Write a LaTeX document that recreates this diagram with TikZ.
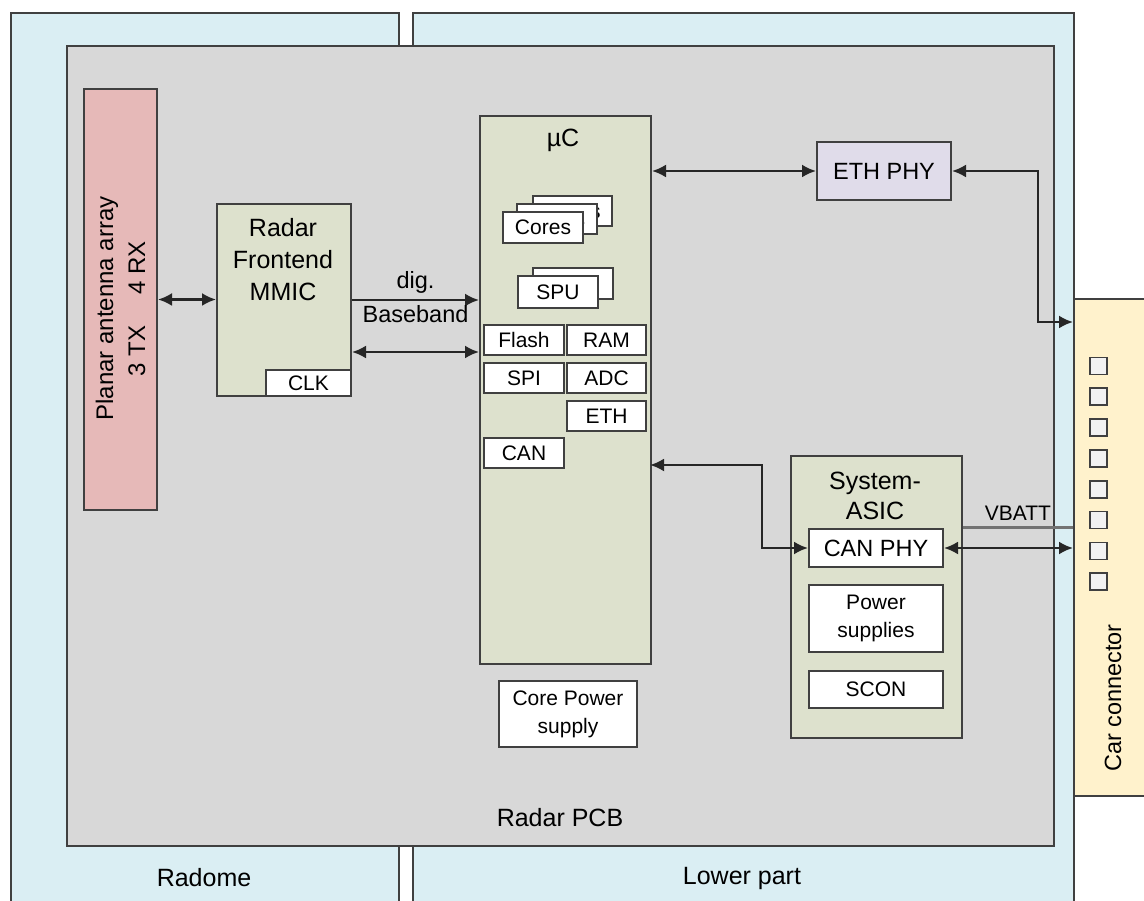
\documentclass[tikz,border=0pt]{standalone}
\usepackage{fontspec}
\setmainfont{Liberation Sans}
\usetikzlibrary{arrows.meta, positioning}
\definecolor{housing}{RGB}{218,238,243}
\definecolor{pcbgray}{RGB}{216,216,216}
\definecolor{antpink}{RGB}{230,185,184}
\definecolor{chipgreen}{RGB}{221,225,205}
\definecolor{phyviolet}{RGB}{224,220,234}
\definecolor{connyellow}{RGB}{255,242,204}
\definecolor{pingray}{RGB}{242,242,242}
\definecolor{edge}{RGB}{64,64,64}
\tikzset{>={Latex[length=14pt,width=13pt]},
  box/.style={draw=edge, line width=2pt, rectangle, anchor=north west, inner sep=0pt},
  partbox/.style={box, fill=housing},
  chip/.style={box, fill=chipgreen},
  block/.style={box, fill=white, font=\fontsize{21}{28}\selectfont, align=center},
  pin/.style={draw=edge, line width=1.6pt, fill=pingray, minimum size=17pt, inner sep=0pt},
  link/.style={line width=2.4pt, draw=black!85},
  bigtext/.style={font=\fontsize{25}{32}\selectfont, inner sep=0pt},
  midtext/.style={font=\fontsize{23.5}{30}\selectfont, inner sep=0pt},
  px/.style 2 args={minimum width=#1pt, minimum height=#2pt},
}

\begin{document}
\begin{tikzpicture}[x=1pt, y=-1pt]
    \useasboundingbox (0,0) rectangle (1144,901);
    \clip (0,0) rectangle (1144,901);
    % housing
    \node[partbox, px={388}{910}] (radome) at (10,12) {};
    \node[partbox, px={661}{910}] (lower) at (412,12) {};
    \node[box, fill=pcbgray, line width=2.4pt, px={987}{800}] (pcb) at (66,45) {};
    \node[bigtext] (radomelabel) at (204,878) {Radome};
    \node[bigtext] (lowerlabel) at (742,878) {Lower part};
    \node[bigtext] (pcblabel) at (560,818) {Radar PCB};

    % antenna and frontend
    \node[box, fill=antpink, px={73}{421}] (antenna) at (83,88) {};
    \node[midtext, rotate=90, align=center, font=\fontsize{24}{32}\selectfont] (antlabel)
        at ([yshift=-9pt]antenna.center) {Planar antenna array\\3 TX\hspace{31pt}4 RX};
    \node[chip, px={134}{192}] (mmic) at (216,203) {};
    \node[bigtext, align=center] (mmiclabel) at (283,260) {Radar\\Frontend\\MMIC};
    \node[block, px={85}{26}] (clk) at (265,369) {CLK};

    % microcontroller
    \node[chip, px={171}{548}] (uc) at (479,115) {};
    \node[bigtext] (uclabel) at (563,140) {µC};
    \node[block, px={79}{30}] (cores3) at (532,195) {Cores};
    \node[block, px={80}{30}] (cores2) at (516,203) {Cores};
    \node[block, px={80}{31}] (cores) at (502,211) {Cores};
    \node[block, px={80}{31}] (spu2) at (532,267) {SPU};
    \node[block, px={80}{32}] (spu) at (517,275) {SPU};
    \node[block, px={80}{30}] (flash) at (483,324) {Flash};
    \node[block, px={79}{30}] (ram) at (566,324) {RAM};
    \node[block, px={80}{30}] (spi) at (483,362) {SPI};
    \node[block, px={79}{30}] (adc) at (566,362) {ADC};
    \node[block, px={79}{30}] (eth) at (566,400) {ETH};
    \node[block, px={80}{30}] (can) at (483,437) {CAN};
    \node[block, px={138}{66}] (corepwr) at (498,680) {Core Power\\supply};

    % ethernet phy
    \node[box, fill=phyviolet, midtext, px={134}{58}] (ethphy) at (816,141) {ETH PHY};

    % system asic
    \node[chip, px={171}{282}] (asic) at (790,455) {};
    \node[bigtext, align=center, font=\fontsize{25}{30}\selectfont] (asiclabel) at (875,496) {System-\\ASIC};
    \node[block, midtext, px={134}{38}] (canphy) at (808,528) {CAN PHY};
    \node[block, px={134}{67}] (pwrsup) at (808,584) {Power\\supplies};
    \node[block, px={134}{37}] (scon) at (808,670) {SCON};

    % car connector
    \node[box, fill=connyellow, px={120}{497}] (conn) at (1073,298) {};
    \foreach \i in {0,...,7}
        \node[pin] (pin\i) at (1098.5,{366+30.8*\i}) {};
    \node[midtext, rotate=90] (connlabel) at (1113,698) {Car connector};

    % connections
    \coordinate (ethin) at (1073,322);
    \coordinate (canin) at (650,465);
    \coordinate (vbatt) at (1073,527);
    \draw[link, <->] (antenna.east) -- (antenna.east -| mmic.west);
    \draw[link, ->] (mmic.east) -- (mmic.east -| uc.west)
        node[midway, above=5pt, midtext] {dig.}
        node[midway, below=4pt, midtext] {Baseband};
    \draw[link, <->] ([yshift=-52pt]mmic.east) -- ([yshift=-52pt]mmic.east -| uc.west);
    \draw[link, <->] (uc.east |- ethphy.west) -- (ethphy.west);
    \draw[link, <->] (ethphy.east) -| ([xshift=-35pt]ethin) -- (ethin);
    \draw[link, <->] (canin) -| ([xshift=-46pt]canphy.west) -- (canphy.west);
    \draw[link, <->] (canphy.east) -- (canphy.east -| conn.west);
    \draw[line width=3pt, draw=black!55] (asic.east |- vbatt) -- (vbatt)
        node[pos=0.5, above=5pt, font=\fontsize{21}{26}\selectfont, inner sep=0pt] {VBATT};
\end{tikzpicture}
\end{document}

· · · · · · ·

* CHALLENGE *
Reproduce the material in its entirety and word for word, without the pictures.

* FULL ANSWER *
Write a LaTeX document that recreates this diagram with TikZ.
\documentclass[tikz,border=0pt]{standalone}
\usepackage{fontspec}
\setmainfont{Liberation Sans}
\usetikzlibrary{arrows.meta, positioning}
\definecolor{housing}{RGB}{218,238,243}
\definecolor{pcbgray}{RGB}{216,216,216}
\definecolor{antpink}{RGB}{230,185,184}
\definecolor{chipgreen}{RGB}{221,225,205}
\definecolor{phyviolet}{RGB}{224,220,234}
\definecolor{connyellow}{RGB}{255,242,204}
\definecolor{pingray}{RGB}{242,242,242}
\definecolor{edge}{RGB}{64,64,64}
\tikzset{>={Latex[length=14pt,width=13pt]},
  box/.style={draw=edge, line width=2pt, rectangle, anchor=north west, inner sep=0pt},
  partbox/.style={box, fill=housing},
  chip/.style={box, fill=chipgreen},
  block/.style={box, fill=white, font=\fontsize{21}{28}\selectfont, align=center},
  pin/.style={draw=edge, line width=1.6pt, fill=pingray, minimum size=17pt, inner sep=0pt},
  link/.style={line width=2.4pt, draw=black!85},
  bigtext/.style={font=\fontsize{25}{32}\selectfont, inner sep=0pt},
  midtext/.style={font=\fontsize{23.5}{30}\selectfont, inner sep=0pt},
  px/.style 2 args={minimum width=#1pt, minimum height=#2pt},
}

\begin{document}
\begin{tikzpicture}[x=1pt, y=-1pt]
    \useasboundingbox (0,0) rectangle (1144,901);
    \clip (0,0) rectangle (1144,901);
    % housing
    \node[partbox, px={388}{910}] (radome) at (10,12) {};
    \node[partbox, px={661}{910}] (lower) at (412,12) {};
    \node[box, fill=pcbgray, line width=2.4pt, px={987}{800}] (pcb) at (66,45) {};
    \node[bigtext] (radomelabel) at (204,878) {Radome};
    \node[bigtext] (lowerlabel) at (742,878) {Lower part};
    \node[bigtext] (pcblabel) at (560,818) {Radar PCB};

    % antenna and frontend
    \node[box, fill=antpink, px={73}{421}] (antenna) at (83,88) {};
    \node[midtext, rotate=90, align=center, font=\fontsize{24}{32}\selectfont] (antlabel)
        at ([yshift=-9pt]antenna.center) {Planar antenna array\\3 TX\hspace{31pt}4 RX};
    \node[chip, px={134}{192}] (mmic) at (216,203) {};
    \node[bigtext, align=center] (mmiclabel) at (283,260) {Radar\\Frontend\\MMIC};
    \node[block, px={85}{26}] (clk) at (265,369) {CLK};

    % microcontroller
    \node[chip, px={171}{548}] (uc) at (479,115) {};
    \node[bigtext] (uclabel) at (563,140) {µC};
    \node[block, px={79}{30}] (cores3) at (532,195) {Cores};
    \node[block, px={80}{30}] (cores2) at (516,203) {Cores};
    \node[block, px={80}{31}] (cores) at (502,211) {Cores};
    \node[block, px={80}{31}] (spu2) at (532,267) {SPU};
    \node[block, px={80}{32}] (spu) at (517,275) {SPU};
    \node[block, px={80}{30}] (flash) at (483,324) {Flash};
    \node[block, px={79}{30}] (ram) at (566,324) {RAM};
    \node[block, px={80}{30}] (spi) at (483,362) {SPI};
    \node[block, px={79}{30}] (adc) at (566,362) {ADC};
    \node[block, px={79}{30}] (eth) at (566,400) {ETH};
    \node[block, px={80}{30}] (can) at (483,437) {CAN};
    \node[block, px={138}{66}] (corepwr) at (498,680) {Core Power\\supply};

    % ethernet phy
    \node[box, fill=phyviolet, midtext, px={134}{58}] (ethphy) at (816,141) {ETH PHY};

    % system asic
    \node[chip, px={171}{282}] (asic) at (790,455) {};
    \node[bigtext, align=center, font=\fontsize{25}{30}\selectfont] (asiclabel) at (875,496) {System-\\ASIC};
    \node[block, midtext, px={134}{38}] (canphy) at (808,528) {CAN PHY};
    \node[block, px={134}{67}] (pwrsup) at (808,584) {Power\\supplies};
    \node[block, px={134}{37}] (scon) at (808,670) {SCON};

    % car connector
    \node[box, fill=connyellow, px={120}{497}] (conn) at (1073,298) {};
    \foreach \i in {0,...,7}
        \node[pin] (pin\i) at (1098.5,{366+30.8*\i}) {};
    \node[midtext, rotate=90] (connlabel) at (1113,698) {Car connector};

    % connections
    \coordinate (ethin) at (1073,322);
    \coordinate (canin) at (650,465);
    \coordinate (vbatt) at (1073,527);
    \draw[link, <->] (antenna.east) -- (antenna.east -| mmic.west);
    \draw[link, ->] (mmic.east) -- (mmic.east -| uc.west)
        node[midway, above=5pt, midtext] {dig.}
        node[midway, below=4pt, midtext] {Baseband};
    \draw[link, <->] ([yshift=-52pt]mmic.east) -- ([yshift=-52pt]mmic.east -| uc.west);
    \draw[link, <->] (uc.east |- ethphy.west) -- (ethphy.west);
    \draw[link, <->] (ethphy.east) -| ([xshift=-35pt]ethin) -- (ethin);
    \draw[link, <->] (canin) -| ([xshift=-46pt]canphy.west) -- (canphy.west);
    \draw[link, <->] (canphy.east) -- (canphy.east -| conn.west);
    \draw[line width=3pt, draw=black!55] (asic.east |- vbatt) -- (vbatt)
        node[pos=0.5, above=5pt, font=\fontsize{21}{26}\selectfont, inner sep=0pt] {VBATT};
\end{tikzpicture}
\end{document}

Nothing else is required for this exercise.